All’epoca, la critica femminista era un’analisi convincente del mondo pornografico pre-internet. Più di quattro decenni dopo, la costante intensificazione del sessismo e del razzismo nella pornografia l’hanno resa ancora più convincente. Ma in quello stesso periodo di tempo, la critica femminista è stata costantemente spinta ai margini dalle istituzioni liberali, specialmente nelle università.

Penso che questo rifiuto, ideologicamente guidato, di un’analisi così convincente sia il risultato della paura e della negazione. La paura è una reazione comprensibile a quanto intensamente crudele e denigrante sia diventata la pornografia. Può essere spaventoso guardare come l’abuso delle donne sia diventato un intrattenimento sessuale di routine. La negazione è il non riconoscere quanto le norme sessiste del patriarcato possano giustificare la brutalità dell’industria dello sfruttamento sessuale e quanto tutto ciò sia radicato nella paura che scaturisce dalla critica di tale sistema. L’analisi femminista infatti rivela la realtà patriarcale sulle nostre vite, dalla politica globale agli spazi più intimi della nostra quotidianità.

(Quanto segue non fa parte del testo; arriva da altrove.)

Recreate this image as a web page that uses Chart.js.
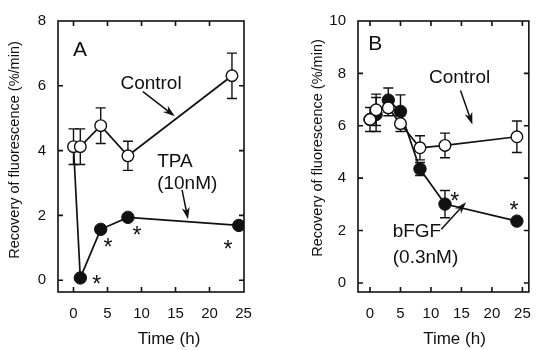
<!DOCTYPE html>
<html><head><meta charset="utf-8">
<script src="https://cdn.jsdelivr.net/npm/chart.js@4/dist/chart.umd.min.js"></script>
<style>
html,body{margin:0;padding:0;background:#fff;}
#wrap{position:relative;width:544px;height:350px;overflow:hidden;}
.c{position:absolute;top:0;width:272px;height:350px;}
</style></head><body>
<div id="wrap">
<div class="c" style="left:0"><canvas id="cA" width="272" height="350"></canvas></div>
<div class="c" style="left:272px"><canvas id="cB" width="272" height="350"></canvas></div>
</div>
<script>
// ---------- Panel A data ----------
const timeA_control = [0, 1, 4, 8, 23.3];
const controlA      = [4.12, 4.12, 4.77, 3.84, 6.31];
const controlA_err  = [0.55, 0.55, 0.55, 0.45, 0.70];
const timeA_tpa     = [0, 1, 4, 8, 24.3];
const tpaA          = [4.12, 0.07, 1.57, 1.94, 1.69];
const tpaA_err      = [0, 0, 0, 0, 0];
const yTicksA = [0, 2, 4, 6, 8];
const xTicks  = [0, 5, 10, 15, 20, 25];
// ---------- Panel B data ----------
const timeB        = [0, 1, 3, 5, 8.2, 12.3, 24.1];
const controlB     = [6.24, 6.61, 6.68, 6.08, 5.16, 5.25, 5.58];
const controlB_err = [0.46, 0.60, 0.30, 0.30, 0.46, 0.47, 0.60];
const bfgfB        = [6.24, 6.43, 6.98, 6.55, 4.35, 3.01, 2.36];
const bfgfB_err    = [0, 0.65, 0.46, 0.63, 0.25, 0.52, 0];
const yTicksB = [0, 2, 4, 6, 8, 10];

const FONT = '"Liberation Sans", Arial, Helvetica, sans-serif';
const INK = '#111';

const pts = (xs, ys) => xs.map((x, i) => ({x, y: ys[i]}));

const boxPlugin = {
  id: 'boxTicks',
  afterDraw(chart, args, o) {
    const {ctx, chartArea: a, scales: {x, y}} = chart;
    ctx.save();
    ctx.strokeStyle = INK; ctx.lineWidth = 1.6;
    ctx.strokeRect(a.left, a.top, a.right - a.left, a.bottom - a.top);
    ctx.beginPath();
    const L = 5;
    o.xt.forEach(v => { const p = x.getPixelForValue(v);
      if (p > a.left + 1 && p < a.right - 1) { ctx.moveTo(p, a.bottom); ctx.lineTo(p, a.bottom - L); ctx.moveTo(p, a.top); ctx.lineTo(p, a.top + L); } });
    o.yt.forEach(v => { const p = y.getPixelForValue(v);
      if (p > a.top + 1 && p < a.bottom - 1) { ctx.moveTo(a.left, p); ctx.lineTo(a.left + L, p); ctx.moveTo(a.right, p); ctx.lineTo(a.right - L, p); } });
    ctx.stroke();
    ctx.restore();
  }
};

const errPlugin = {
  id: 'errBars',
  beforeDatasetsDraw(chart) {
    const {ctx, scales: {x, y}} = chart;
    ctx.save(); ctx.strokeStyle = INK; ctx.lineWidth = 1.4;
    chart.data.datasets.forEach(ds => {
      if (!ds.err) return;
      ds.data.forEach((p, i) => {
        const e = ds.err[i]; if (!e) return;
        const px = x.getPixelForValue(p.x);
        const y1 = y.getPixelForValue(p.y + e), y2 = y.getPixelForValue(p.y - e);
        ctx.beginPath();
        ctx.moveTo(px, y1); ctx.lineTo(px, y2);
        ctx.moveTo(px - 5, y1); ctx.lineTo(px + 5, y1);
        ctx.moveTo(px - 5, y2); ctx.lineTo(px + 5, y2);
        ctx.stroke();
      });
    });
    ctx.restore();
  }
};

const notePlugin = {
  id: 'notes',
  afterDatasetsDraw(chart, args, o) {
    const {ctx, scales: {x, y}} = chart;
    ctx.save();
    ctx.fillStyle = INK; ctx.strokeStyle = INK;
    (o.texts || []).forEach(t => {
      ctx.font = (t.size || 19) + 'px ' + FONT;
      ctx.textAlign = t.align || 'center';
      ctx.textBaseline = 'middle';
      ctx.fillText(t.text, x.getPixelForValue(t.x), y.getPixelForValue(t.y));
    });
    (o.stars || []).forEach(s => {
      ctx.font = '23px ' + FONT;
      ctx.textAlign = 'center'; ctx.textBaseline = 'alphabetic';
      ctx.fillText('*', x.getPixelForValue(s[0]), y.getPixelForValue(s[1]) + 0.58 * 23);
    });
    (o.arrows || []).forEach(ar => {
      const x1 = x.getPixelForValue(ar[0]), y1 = y.getPixelForValue(ar[1]);
      const x2 = x.getPixelForValue(ar[2]), y2 = y.getPixelForValue(ar[3]);
      const ang = Math.atan2(y2 - y1, x2 - x1), L = 12, W = 4;
      ctx.lineWidth = 1.5;
      ctx.beginPath(); ctx.moveTo(x1, y1); ctx.lineTo(x2 - L * 0.6 * Math.cos(ang), y2 - L * 0.6 * Math.sin(ang)); ctx.stroke();
      ctx.beginPath();
      ctx.moveTo(x2, y2);
      ctx.lineTo(x2 - L * Math.cos(ang) + W * Math.sin(ang), y2 - L * Math.sin(ang) - W * Math.cos(ang));
      ctx.lineTo(x2 - L * 0.7 * Math.cos(ang), y2 - L * 0.7 * Math.sin(ang));
      ctx.lineTo(x2 - L * Math.cos(ang) - W * Math.sin(ang), y2 - L * Math.sin(ang) + W * Math.cos(ang));
      ctx.closePath(); ctx.fill();
    });
    ctx.restore();
  }
};

const titlePlugin = {
  id: 'axTitles',
  afterDraw(chart, args, o) {
    const {ctx} = chart;
    ctx.save(); ctx.fillStyle = INK;
    ctx.textAlign = 'center'; ctx.textBaseline = 'middle';
    ctx.font = '17px ' + FONT;
    ctx.fillText(o.xTitle, o.xPos[0], o.xPos[1]);
    ctx.translate(o.yPos[0], o.yPos[1]); ctx.rotate(-Math.PI / 2);
    ctx.font = '14.5px ' + FONT;
    ctx.fillText(o.yTitle, 0, 0);
    ctx.restore();
  }
};

function makeChart(id, cfg) {
  return new Chart(document.getElementById(id), {
    type: 'scatter',
    data: { datasets: cfg.datasets },
    options: {
      responsive: false, animation: false, devicePixelRatio: 1,
      layout: { padding: cfg.padding },
      plugins: {
        legend: { display: false }, tooltip: { enabled: false },
        boxTicks: { xt: xTicks, yt: cfg.yTicks },
        notes: cfg.notes,
        axTitles: cfg.titles
      },
      scales: {
        x: {
          type: 'linear', min: cfg.xmin, max: cfg.xmax,
          afterBuildTicks: s => { s.ticks = xTicks.map(v => ({value: v})); },
          afterFit: s => { s.height = cfg.xh; },
          grid: { display: false, drawTicks: false }, border: { display: false },
          ticks: { color: INK, font: { family: FONT, size: 15 }, padding: 13, maxRotation: 0 }
        },
        y: {
          type: 'linear', min: cfg.ymin, max: cfg.ymax,
          afterBuildTicks: s => { s.ticks = cfg.yTicks.map(v => ({value: v})); },
          afterFit: s => { s.width = cfg.yw; },
          grid: { display: false, drawTicks: false }, border: { display: false },
          ticks: { color: INK, font: { family: FONT, size: 15 }, padding: 12 }
        }
      }
    },
    plugins: [errPlugin, notePlugin, boxPlugin, titlePlugin]
  });
}

const openStyle = { borderColor: INK, backgroundColor: '#fff', pointBackgroundColor: '#fff', pointBorderColor: INK,
  pointRadius: 5.8, pointBorderWidth: 1.4, borderWidth: 1.7, showLine: true };
const fillStyle = { borderColor: INK, backgroundColor: INK, pointBackgroundColor: INK, pointBorderColor: INK,
  pointRadius: 6.2, pointBorderWidth: 1, borderWidth: 1.7, showLine: true };

makeChart('cA', {
  datasets: [
    Object.assign({ label: 'Control', data: pts(timeA_control, controlA), err: controlA_err }, openStyle),
    Object.assign({ label: 'TPA (10nM)', data: pts(timeA_tpa, tpaA), err: tpaA_err }, fillStyle, { pointRadius: [0, 6.2, 6.2, 6.2, 6.2] })
  ],
  padding: { left: 0, top: 16, right: 28, bottom: 0 },
  xmin: -2.28, xmax: 25.07, ymin: -0.364, ymax: 8, yTicks: yTicksA, xh: 58, yw: 58,
  notes: {
    texts: [
      { text: 'A', x: -0.07, y: 7.09, size: 21, align: 'left' },
      { text: 'Control', x: 11.4, y: 6.06 },
      { text: 'TPA', x: 12.3, y: 3.67, align: 'left' },
      { text: '(10nM)', x: 12.3, y: 2.97, align: 'left' }
    ],
    stars: [[3.4, 0.06], [5.07, 1.18], [9.34, 1.55], [22.7, 1.12]],
    arrows: [[10.2, 5.82, 14.9, 5.06], [15.96, 2.79, 16.84, 1.88]]
  },
  titles: { xTitle: 'Time (h)', xPos: [169, 339], yTitle: 'Recovery of fluorescence (%/min)', yPos: [15, 150] }
});

makeChart('cB', {
  datasets: [
    Object.assign({ label: 'Control', data: pts(timeB, controlB), err: controlB_err }, openStyle),
    Object.assign({ label: 'bFGF (0.3nM)', data: pts(timeB, bfgfB), err: bfgfB_err }, fillStyle)
  ],
  padding: { left: 0, top: 14, right: 1, bottom: 0 },
  xmin: -1.97, xmax: 26.06, ymin: -0.346, ymax: 10, yTicks: yTicksB, xh: 58, yw: 86,
  notes: {
    texts: [
      { text: 'B', x: -0.3, y: 9.13, size: 21, align: 'left' },
      { text: 'Control', x: 14.7, y: 7.84 },
      { text: 'bFGF', x: 7.7, y: 1.96 },
      { text: '(0.3nM)', x: 9.1, y: 0.96 }
    ],
    stars: [[13.9, 3.34], [23.6, 2.97]],
    arrows: [[11.7, 2.05, 15.76, 3.08]].concat([[14.85, 7.35, 16.8, 6.05]])
  },
  titles: { xTitle: 'Time (h)', xPos: [182.5, 339], yTitle: 'Recovery of fluorescence (%/min)', yPos: [46, 148] }
});
</script>
</body></html>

Infine, la critica femminista alle industrie di sfruttamento sessuale è, per me e per le femministe con cui ho lavorato, parte di una critica più ampia di tutte le forme di potere che sono utilizzate quotidianamente. Le attiviste che contestano lo sfruttamento sessuale commerciale mettono anche in evidenza gli abusi di potere in tutte le loro forme: razzismo, disuguaglianza economica e sfruttamento globale, militarismo, degrado ecologico. La critica femminista alla pornografia fa parte di una più ampia critica progressista/ecologista delle concentrazioni illegittime di potere.

Per concludere vi lascio una citazione presa dal mio libro “La fine del patriarcato”:

<< Suggerisco di porre una domanda che è fondamentale ogni volta che incontriamo una nuova idea, un progetto politico o una proposta politica: è probabile che questo aiuti le persone a creare e mantenere comunità umane stabili e dignitose e che possano rimanere in una relazione sostenibile con il più ampio mondo vivente? >>

Sulla base di più di tre decenni di ricerca e attivismo, posso affermare senza esitazioni o riserve che la pornografia e le altre industrie di sfruttamento sessuale sono un impedimento a comunità umane stabili e decenti. La pratica degli uomini di comprare e vendere corpi femminili oggettivati per il piacere sessuale è incompatibile con la dignità umana.

I difensori della pornografia tipicamente rispondono con: “Beh, se non ti piace il porno, non guardarlo”. In effetti, molte persone scelgono di non guardarlo, ma nessuno può sfuggire a una cultura sempre più pornografica. Scegliere di non guardare la pornografia non elimina i danni creati da un’industria che fa violenza alle donne, ma danneggia anche agli uomini perché tira fuori il loro lato peggiore.